In the first, the City of Providence, on behalf of a class of investors who traded stock between April 18, 2009 and the present, sued 14 brokerages, 16 securities exchanges and 12 high speed traders. The complaint alleges that the high frequency traders, with the help of the brokers and exchanges, used material, non-public information to manipulate the market to the detriment of public investors. The exchanges helped by providing material trading data, and the brokerages by providing access to their customers’ bids and offers, so that the traders could place their orders ahead of everyone else’s.
The problem with the theory may be that insider trading involves the misuse of non-public information in breach of a fiduciary duty. High frequency trading firms pay the exchanges for access to order information, so no fiduciary obligation is involved. Their practices may not amount to front running, a violation in which a broker trades ahead of its clients to profit from its knowledge of their orders. High speed traders are not brokers and are trading for their own accounts, not clients’.
In a March 31, 2014 DealBook column in the New York Times, Andrew Ross Sorkin faulted Michael Lewis for blaming the wrong villains. It was the exchanges, Sorkin said, that created a system where certain traders could pay a premium for information that gives them the ability to front run the orders of ordinary investors. In other words, the markets were themselves realizing substantial profits by enabling high speed trading. Michael Lewis called Sorkin’s piece “idiotic.” We’re not so sure. Which brings us to the second lawsuit.
This June, another Michael Lewis (no relation to the author), a lawyer famous for leading a class action lawsuit which resulted in a $368.5 billion recovery against big tobacco in the 1990’s, brought suit on behalf of a class of all persons who receive market data from the stock exchanges. The defendants, which the suit claims have “broken promises” to their subscribers, are 13 securities exchanges. This is a more intriguing and, we think, possibly a more meritorious theory.2
In short, the theory is that the stock markets, in their contracts with subscribers, promise to be fair by providing “valid” market data in a non-discriminatory fashion. The exchanges breach these contracts by entering into “lucrative side deals with certain customers [the high speed traders] to whom they sell advance access to the very market data that subscribers had contracted for.”

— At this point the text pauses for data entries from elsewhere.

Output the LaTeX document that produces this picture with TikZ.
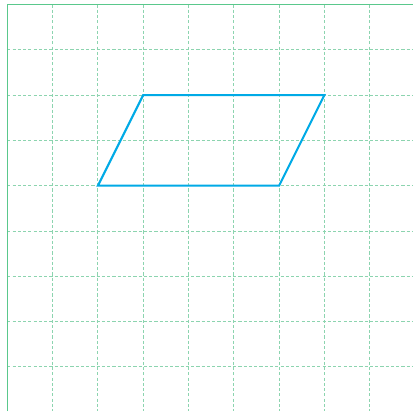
\documentclass[tikz,border=0pt]{standalone}
\usepackage{tikz}
\definecolor{gridgreen}{RGB}{140,212,175}
\definecolor{edgegreen}{RGB}{90,200,140}
\definecolor{shapeblue}{RGB}{0,170,230}

\begin{document}
\begin{tikzpicture}[x=1cm,y=1cm]
\useasboundingbox (-0.161,0.099) rectangle (8.956,-8.974);
\fill[white] (-0.161,0.099) rectangle (8.956,-8.974);
\foreach \i in {1,...,8} {
  \draw[gridgreen,line width=0.6pt,dash pattern=on 2pt off 1.3pt] (\i,0) -- (\i,-8.974);
  \draw[gridgreen,line width=0.6pt,dash pattern=on 2pt off 1.3pt] (0,-\i) -- (8.956,-\i);
}
\draw[edgegreen,line width=0.7pt] (0,-8.974) -- (0,0) -- (8.956,0);
\draw[shapeblue,line width=1.3pt,line join=miter] (2,-4) -- (6,-4) -- (7,-2) -- (3,-2) -- cycle;
\end{tikzpicture}
\end{document}
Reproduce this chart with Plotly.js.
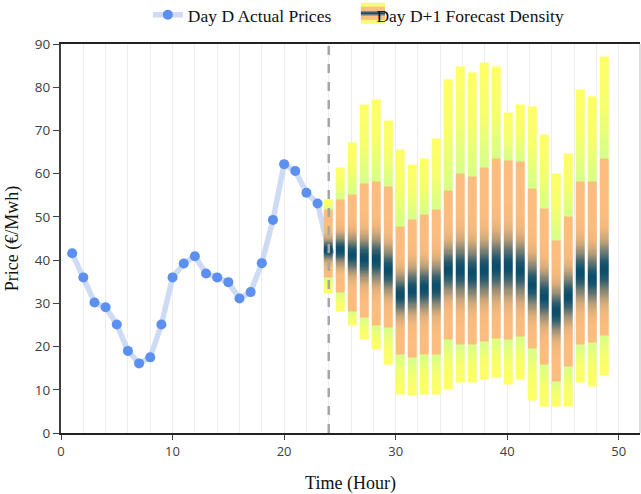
<!DOCTYPE html>
<html>
<head>
<meta charset="utf-8">
<script src="https://cdn.plot.ly/plotly-3.0.1.min.js"></script>
<style>html,body{margin:0;padding:0;background:#fff;}#chart{width:641px;height:494px;}</style>
</head>
<body>
<div id="chart"></div>
<script>
// ---- Day D actual prices ----
var hoursD = [1,2,3,4,5,6,7,8,9,10,11,12,13,14,15,16,17,18,19,20,21,22,23,24];
var actualPrices = [41.6,36.0,30.2,29.1,25.1,19.0,16.1,17.5,25.1,36.0,39.2,40.9,36.9,36.0,34.9,31.1,32.6,39.3,49.3,62.2,60.6,55.6,53.1,42.0];

// ---- Day D+1 forecast density (per hour) ----
var hoursF = [25,26,27,28,29,30,31,32,33,34,35,36,37,38,39,40,41,42,43,44,45,46,47,48];
var fHigh  = [54.1,61.4,67.2,76.0,77.0,72.4,65.5,62.0,63.6,68.0,81.8,84.9,83.4,85.7,84.9,74.0,76.0,75.5,69.0,60.2,64.7,79.4,77.8,87.1];
var fUpper = [51.6,54.1,55.1,57.6,58.2,57.0,47.8,49.3,50.5,51.6,56.2,60.2,59.3,61.3,63.6,63.2,62.8,56.6,51.8,44.7,50.1,58.2,58.2,63.6];
var fMed   = [42.4,42.4,41.2,40.4,40.1,37.7,32.0,33.1,33.5,33.9,37.7,37.7,37.0,37.7,38.5,38.5,37.7,34.3,31.6,28.1,31.6,37.0,35.8,37.7];
var fLower = [35.8,32.7,28.1,26.6,24.8,24.3,18.1,17.3,18.1,18.1,21.6,20.4,20.4,21.2,22.0,21.6,22.3,19.6,15.8,11.9,15.4,20.4,20.8,22.7];
var fLow   = [32.4,28.1,24.8,21.6,19.3,15.8,8.9,8.6,8.9,8.9,10.2,11.7,11.6,12.3,12.9,11.2,12.3,7.7,6.2,6.2,6.2,11.6,10.8,13.5];

var xTickVals = [0,10,20,30,40,50];
var yTickVals = [0,10,20,30,40,50,60,70,80,90];

// density grid for the heatmap rendering
var yStep = 0.25;
var yGrid = [];
for (var v = 0; v <= 90.0001; v += yStep) yGrid.push(Math.round(v*100)/100);
var zGrid = yGrid.map(function(y){
  return hoursF.map(function(h, i){
    var hi = fHigh[i], up = fUpper[i], md = fMed[i], lw = fLower[i], lo = fLow[i];
    if (y < lo || y > hi) return null;
    if (y > up) return 0.2*(hi - y)/(hi - up);
    if (y < lw) return 0.2*(y - lo)/(lw - lo);
    var s = 0.14*(up - lw);
    var d = (y - md)/s;
    return 0.3 + 0.7*Math.exp(-d*d);
  });
});

var traces = [
  {
    type: 'scatter', mode: 'lines+markers', name: 'Day D Actual Prices',
    x: hoursD, y: actualPrices, xaxis: 'x', yaxis: 'y',
    line: {color: 'rgba(185,204,240,0.7)', width: 5.5},
    marker: {color: '#5b8ff0', size: 10},
    hoverinfo: 'x+y'
  },
  {
    type: 'heatmap', name: 'Day D+1 Forecast Density', showlegend: false,
    x: hoursF, y: yGrid, z: zGrid, xaxis: 'x2', yaxis: 'y',
    zmin: 0, zmax: 1, showscale: false, xgap: 3,
    colorscale: [[0,'#ffff66'],[0.1,'#f6ff6c'],[0.2,'#d6ff8a'],[0.201,'#fcbd7e'],[0.3,'#fcbd7e'],[1,'#0b4d6b']],
    hoverinfo: 'skip'
  },
  {
    type: 'scatter', mode: 'markers', name: 'Day D+1 Forecast Density',
    x: [null], y: [null], xaxis: 'x', yaxis: 'y',
    marker: {symbol: 'square', size: 1, color: 'rgba(0,0,0,0)'}
  }
];

var layout = {
  width: 641, height: 494,
  margin: {l: 61, r: 1, t: 44, b: 61},
  paper_bgcolor: '#ffffff', plot_bgcolor: '#ffffff',
  showlegend: true,
  legend: {
    orientation: 'h', x: 0.15, xanchor: 'left', yref: 'container', y: 0.97, yanchor: 'middle',
    font: {family: 'Liberation Serif, Times New Roman, serif', size: 17.5, color: '#111'},
    bgcolor: 'rgba(0,0,0,0)'
  },
  xaxis: {
    range: [0, 51.9], tickvals: xTickVals, ticks: 'outside', ticklen: 5, tickcolor: '#404040',
    showline: true, linecolor: '#222', linewidth: 2, mirror: true,
    showgrid: true, gridcolor: '#ededed', gridwidth: 1,
    minor: {dtick: 2, showgrid: true, gridcolor: '#ededed', gridwidth: 1},
    zeroline: false,
    tickfont: {family: 'Open Sans, sans-serif', size: 13, color: '#404040'},
    title: {text: 'Time (Hour)', font: {family: 'Liberation Serif, Times New Roman, serif', size: 18, color: '#111'}, standoff: 18}
  },
  xaxis2: {
    overlaying: 'x', anchor: 'y', range: [2.66, 50.98], visible: false, showgrid: false, zeroline: false
  },
  yaxis: {
    range: [0, 90], tickvals: yTickVals, ticks: 'outside', ticklen: 6, tickcolor: '#404040',
    showline: true, linecolor: '#404040', linewidth: 2, showgrid: false, zeroline: false,
    tickfont: {family: 'Open Sans, sans-serif', size: 13.5, color: '#404040'},
    title: {text: 'Price (€/Mwh)', font: {family: 'Liberation Serif, Times New Roman, serif', size: 18, color: '#111'}, standoff: 12}
  },
  shapes: [
    {type: 'line', xref: 'x', yref: 'paper', x0: 24, x1: 24, y0: 0, y1: 1, layer: 'above',
     line: {color: '#a6a6a6', width: 2.5, dash: 'dash'}},
    {type: 'line', xref: 'paper', yref: 'paper', x0: 1, x1: 1, y0: 0, y1: 1, layer: 'above',
     line: {color: '#bdbdbd', width: 1}},
    // legend icon for the forecast density
    {type: 'rect', xref: 'paper', yref: 'paper', x0: 0.518, x1: 0.5596, y0: 1.052, y1: 1.106, layer: 'above',
     fillcolor: '#f4ff72', line: {width: 0}},
    {type: 'rect', xref: 'paper', yref: 'paper', x0: 0.518, x1: 0.5596, y0: 1.062, y1: 1.096, layer: 'above',
     fillcolor: '#fbbf80', line: {width: 0}},
    {type: 'rect', xref: 'paper', yref: 'paper', x0: 0.518, x1: 0.5596, y0: 1.073, y1: 1.085, layer: 'above',
     fillcolor: '#8a8a84', line: {width: 0}},
    {type: 'rect', xref: 'paper', yref: 'paper', x0: 0.518, x1: 0.5596, y0: 1.0764, y1: 1.0816, layer: 'above',
     fillcolor: '#1d4e68', line: {width: 0}}
  ]
};

Plotly.newPlot('chart', traces, layout, {displayModeBar: false, staticPlot: true});
</script>
</body>
</html>
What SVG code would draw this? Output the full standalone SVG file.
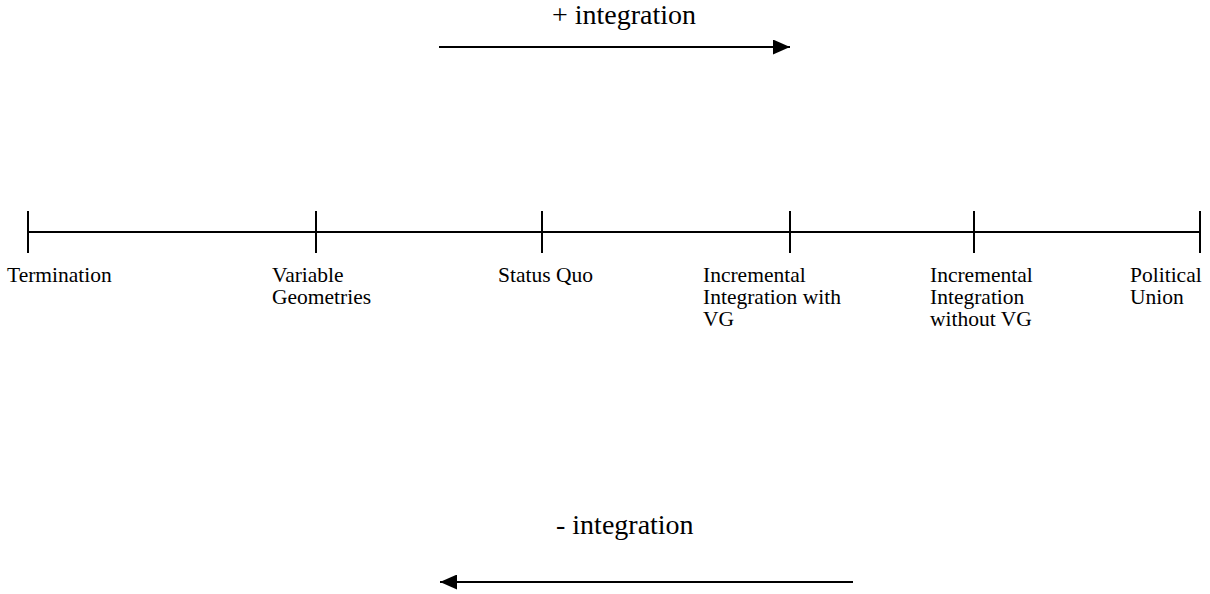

The modern class action dates back to 1966. Such a suit against Standard Oil at the beginning of the 20th century might have transformed the oil business in different ways and more quickly than did the antitrust laws. The purposes of the recently filed suits, of which there will undoubtedly be more, are to realize a recovery for subscribers to market data and fees for their law firms. If the actions also enhance the integrity of our markets, that would be a welcome byproduct and one that class action process can claim only rarely.
1 Lest there be any doubt about the profitability of the practice, the high frequency trading firm Virtu Financial said in public offering documents that it had lost money on just one day in nearly five years of trading (apparently due to a trading error). The firm postponed its offering as a result of the controversy surrounding the practice of high speed trading in the industry.
2 In a similar suit, traders of financial futures contracts have sued the derivative contracts markets for falsely maintaining that they were selling real-time market data.